Let's Engage Today - Cover

Let's Engage Today

The EHR represents a problem for most healthcare organizations. It drives burnout. Moreover, half of physicians don’t believe their EHR helps them deliver better care.

We all want the same thing—to fix this problem. The question is this: how do we fix it?

In my experience, the discussion of how to fix EHR-related burnout typically comes down to two main strategies.

Strategy 1:

We should make the EHR easier to use:

  • Implement tools like ambient voice recognition so that physicians barely have to touch the EHR;
  • Bring in scribes;
  • Say hello to Google Glass.

For obvious reasons, this strategy is extremely popular—there appears to be no downside. We think, “If we just wait, technology will fix this technology mess.”

Strategy 2:

We should change how we practice medicine in order to leverage the power of the EHR and information technology. Of course, this option is messy.

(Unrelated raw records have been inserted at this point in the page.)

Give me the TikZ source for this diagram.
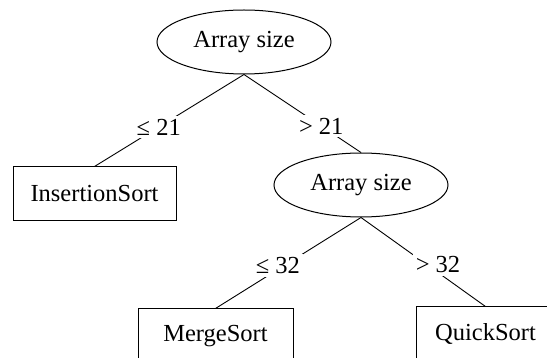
\documentclass[tikz,border=0pt]{standalone}
\usepackage{fontspec}
\setmainfont{Liberation Serif}
\usetikzlibrary{shapes.geometric}
\tikzset{
  every node/.style={font=\fontsize{24.5}{28}\selectfont},
  test/.style={draw, ellipse, line width=1pt, minimum width=174pt, minimum height=64pt, inner sep=0pt},
  leaf/.style={draw, rectangle, line width=1pt, minimum height=54pt, inner sep=0pt},
  conn/.style={line width=0.9pt},
  lbl/.style={fill=white, inner sep=3pt}
}
\begin{document}
\begin{tikzpicture}[x=1pt, y=-1pt]
\path[use as bounding box, clip] (0,0) rectangle (547,358);
\node[test] (e1) at (244,42) {Array size};
\node[leaf, minimum width=163pt] (ins) at (94.5,194) {InsertionSort};
\node[test] (e2) at (361,185) {Array size};
\node[leaf, minimum width=155pt] (merge) at (215.5,336) {MergeSort};
\node[leaf, minimum width=139pt] (quick) at (485.5,334) {QuickSort};
\draw[conn] (e1.south) -- node[lbl, pos=0.57] (l1) {≤ 21} (ins.north);
\draw[conn] (e1.south) -- node[lbl, pos=0.66] (l2) {> 21} (e2.north);
\draw[conn] (e2.south) -- node[lbl, pos=0.53, xshift=-6pt] (l3) {≤ 32} (merge.north);
\draw[conn] (e2.south) -- node[lbl, pos=0.53, xshift=11pt] (l4) {> 32} (quick.north);
\end{tikzpicture}
\end{document}
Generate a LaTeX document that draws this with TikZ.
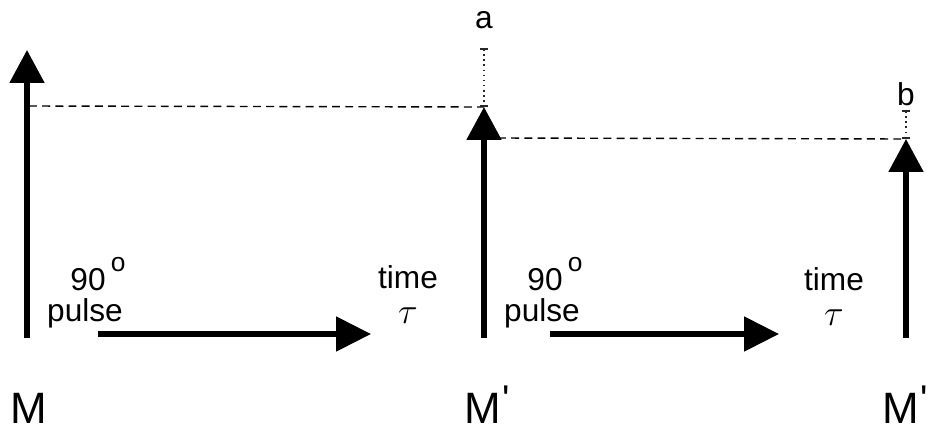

Instead of primarily focusing on reducing the physician’s pain in using the EHR, we should focus on improving care delivery and the value of the EHR for revolutionizing care. Physicians engage deeply with today’s EHRs to maximize value to the customer (the patient).

Can’t We Have Both? 

After collecting the perspectives of over 20,000 physicians and more than 30,000 other clinicians, we found that the most deeply invested clinicians are the most satisfied with their EHR. The most satisfied clinicians are typically those with more patient visits, those who do not use scribes, and those who put in more hours.

We also found that when we compare Epic users’ PEP data to our Arch Collaborative data (we’re working on doing the same with other EHR vendors), the time spent in the EHR per patient is not a predictor of satisfaction. Crazy!

Perhaps boosting clinician satisfaction within the EHR is not all about decreasing pain. Maybe we will get both better technology and improved workflows if we focus on teamwork within our EHRs alongside revolutionary ways to deliver medicine. Perhaps as physicians better master this new tool, they will become more pleased with their jobs, their work, and their outcomes.

I am not against using new technologies like ambient voice to solve our problems—I even welcome regulatory and payer reform. Changes like these will likely help ease clinicians’ burdens.

However, there is plenty of work to do in the meantime. Let’s engage.